'Silent' Artery Disease on the Rise
Study Shows Symptomless Peripheral Artery Disease Increasing Among U.S. Women
WebMD News Archive
Nov. 5, 2007 (Orlando, Fla.) -- A silent type of artery disease that raises the risk of heart attacks and strokes is on the rise in American women, researchers say.
Using government data, they found that asymptomatic, or symptomless, peripheral artery disease (PAD) rates among women aged 40 and older rose from 4.1% in 1999-2000 to 6.3% in 2003-2004.
"A large number of people are at risk and don't know it," says researcher Andrew D. Sumner, MD, medical director of the Heart Station and Cardiac Prevention at Lehigh Valley Hospital in Allentown, Pa.
Among men, asymptomatic PAD rates fell from 3.3% in the earlier time period to 2.8% in the latter period.
The study was presented at the American Heart Association's Scientific Sessions 2007.
PAD and Heart Disease
In people with PAD, fatty deposits accumulate in the inner linings of artery walls, curbing the supply of oxygen-rich blood to limb muscles, particularly in the legs. It's a well-recognized risk factor for future heart attacks and strokes.

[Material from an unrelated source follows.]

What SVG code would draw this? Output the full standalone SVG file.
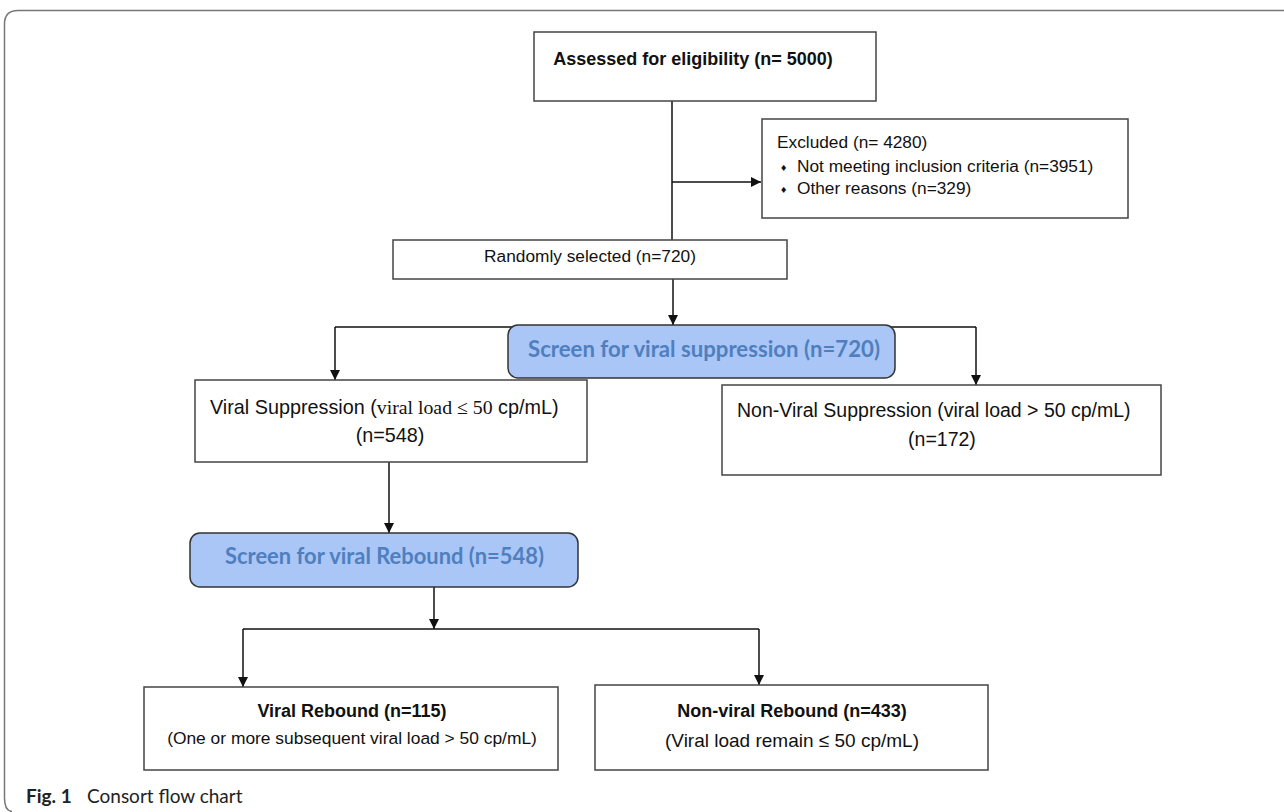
<svg xmlns="http://www.w3.org/2000/svg" width="1284" height="812" viewBox="0 0 1284 812">
<defs>
<marker id="ah" viewBox="0 0 10 10" refX="10" refY="5" markerWidth="10" markerHeight="10" markerUnits="userSpaceOnUse" orient="auto">
<path d="M0,0 L10,5 L0,10 z" fill="#111"/>
</marker>
<style>
.box{fill:#fff;stroke:#444;stroke-width:1.5}
.scr{fill:#a9c6f7;stroke:#333;stroke-width:1.5}
.t{font-family:"Liberation Sans",Arial,sans-serif;fill:#111}
.b{font-weight:bold}
.s{font-family:"Liberation Serif","Times New Roman",serif}
.st{font-family:Lato,"Open Sans",sans-serif;font-weight:bold;fill:#4f7fbe;font-size:22px}
.ln{fill:none;stroke:#111;stroke-width:1.5}
.cap{font-family:Lato,"Open Sans",sans-serif;fill:#222;font-size:19px}
</style>
</defs>
<rect width="1284" height="812" fill="#fff"/>
<path d="M1284,10.5 H18 Q4.5,10.5 4.5,24 V798 Q4.5,811 12,811.5" fill="none" stroke="#777" stroke-width="1.5"/>

<g id="connectors">
<path class="ln" d="M672,90 V240"/>
<path class="ln" d="M672,182 H761" marker-end="url(#ah)"/>
<path class="ln" d="M673,279 V325" marker-end="url(#ah)"/>
<path class="ln" d="M335,327 H976"/>
<path class="ln" d="M335,327 V380" marker-end="url(#ah)"/>
<path class="ln" d="M976,327 V385" marker-end="url(#ah)"/>
<path class="ln" d="M389,462 V533" marker-end="url(#ah)"/>
<path class="ln" d="M243,629 H759"/>
<path class="ln" d="M434,587 V629" marker-end="url(#ah)"/>
<path class="ln" d="M243,629 V687" marker-end="url(#ah)"/>
<path class="ln" d="M759,629 V685" marker-end="url(#ah)"/>
</g>

<g id="assessed">
<rect class="box" x="534" y="32" width="342" height="69"/>
<text class="t b" x="693" y="65" font-size="18" text-anchor="middle">Assessed for eligibility (n= 5000)</text>
</g>

<g id="excluded">
<rect class="box" x="762" y="119" width="366" height="99"/>
<text class="t" x="777" y="148" font-size="17.3">Excluded (n= 4280)</text>
<text class="t" x="781" y="171" font-size="10.5" font-family="DejaVu Sans">♦</text>
<text class="t" x="797" y="172" font-size="17.3">Not meeting inclusion criteria (n=3951)</text>
<text class="t" x="781" y="193" font-size="10.5" font-family="DejaVu Sans">♦</text>
<text class="t" x="797" y="194" font-size="17.3">Other reasons (n=329)</text>
</g>

<g id="randomly">
<rect class="box" x="393" y="240" width="394" height="39"/>
<text class="t" x="590" y="262" font-size="17.3" text-anchor="middle">Randomly selected (n=720)</text>
</g>

<g id="screen-suppression">
<rect class="scr" x="508" y="325" width="387" height="53" rx="10"/>
<text class="st" x="528" y="357" textLength="352" lengthAdjust="spacingAndGlyphs">Screen for viral suppression (n=720)</text>
</g>

<g id="viral-suppression">
<rect class="box" x="195" y="380" width="392" height="82"/>
<text class="t" x="210" y="414" font-size="19.8">Viral Suppression (<tspan class="s">viral load ≤ 50</tspan> cp/mL)</text>
<text class="t" x="390" y="442" font-size="19.8" text-anchor="middle">(n=548)</text>
</g>

<g id="non-viral-suppression">
<rect class="box" x="722" y="385" width="439" height="90"/>
<text class="t" x="737" y="417" font-size="19.5">Non-Viral Suppression (viral load &gt; 50 cp/mL)</text>
<text class="t" x="942" y="446" font-size="19.5" text-anchor="middle">(n=172)</text>
</g>

<g id="screen-rebound">
<rect class="scr" x="190" y="533" width="388" height="54" rx="10"/>
<text class="st" x="225" y="564" textLength="319" lengthAdjust="spacingAndGlyphs">Screen for viral Rebound (n=548)</text>
</g>

<g id="viral-rebound">
<rect class="box" x="144" y="687" width="414" height="83"/>
<text class="t b" x="352" y="717" font-size="18" text-anchor="middle">Viral Rebound (n=115)</text>
<text class="t" x="352" y="744" font-size="17.4" text-anchor="middle">(One or more subsequent viral load &gt; 50 cp/mL)</text>
</g>

<g id="non-viral-rebound">
<rect class="box" x="595" y="685" width="393" height="85"/>
<text class="t b" x="792" y="717" font-size="18" text-anchor="middle">Non-viral Rebound (n=433)</text>
<text class="t" x="792" y="747" font-size="19" text-anchor="middle">(Viral load remain ≤ 50 cp/mL)</text>
</g>

<g id="caption">
<text class="cap" x="26" y="803"><tspan font-weight="bold">Fig. 1</tspan><tspan x="87">Consort flow chart</tspan></text>
</g>
</svg>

Starved for oxygen for long periods of time, leg muscles can cramp and begin hurting after people walk even short distances. Pain typically goes away after a few minutes of rest. But in severe cases of PAD, this leg pain occurs even at rest.
In the study, the researchers detected PAD before symptoms occurred by measuring the ratio of the blood pressure in the ankles and arms -- also referred to as the ankle-brachial index, or ABI. Those with an ABI of less than 0.9 were determined to have PAD.
Obesity and PAD
The increase in PAD among women appeared to be largely driven by a parallel rise in obesity, the study shows.
In the earlier time period studied, 32% of women met the criteria for obesity compared with 47% in the latter period. People with a body mass index (BMI) -- a ratio of height to weight -- of 30 or over are considered to be obese.
Other cardiovascular risk factors that may have played a role: smoking, high blood pressure, and diabetes, Sumner tells WebMD. They also rose significantly over the time period studied.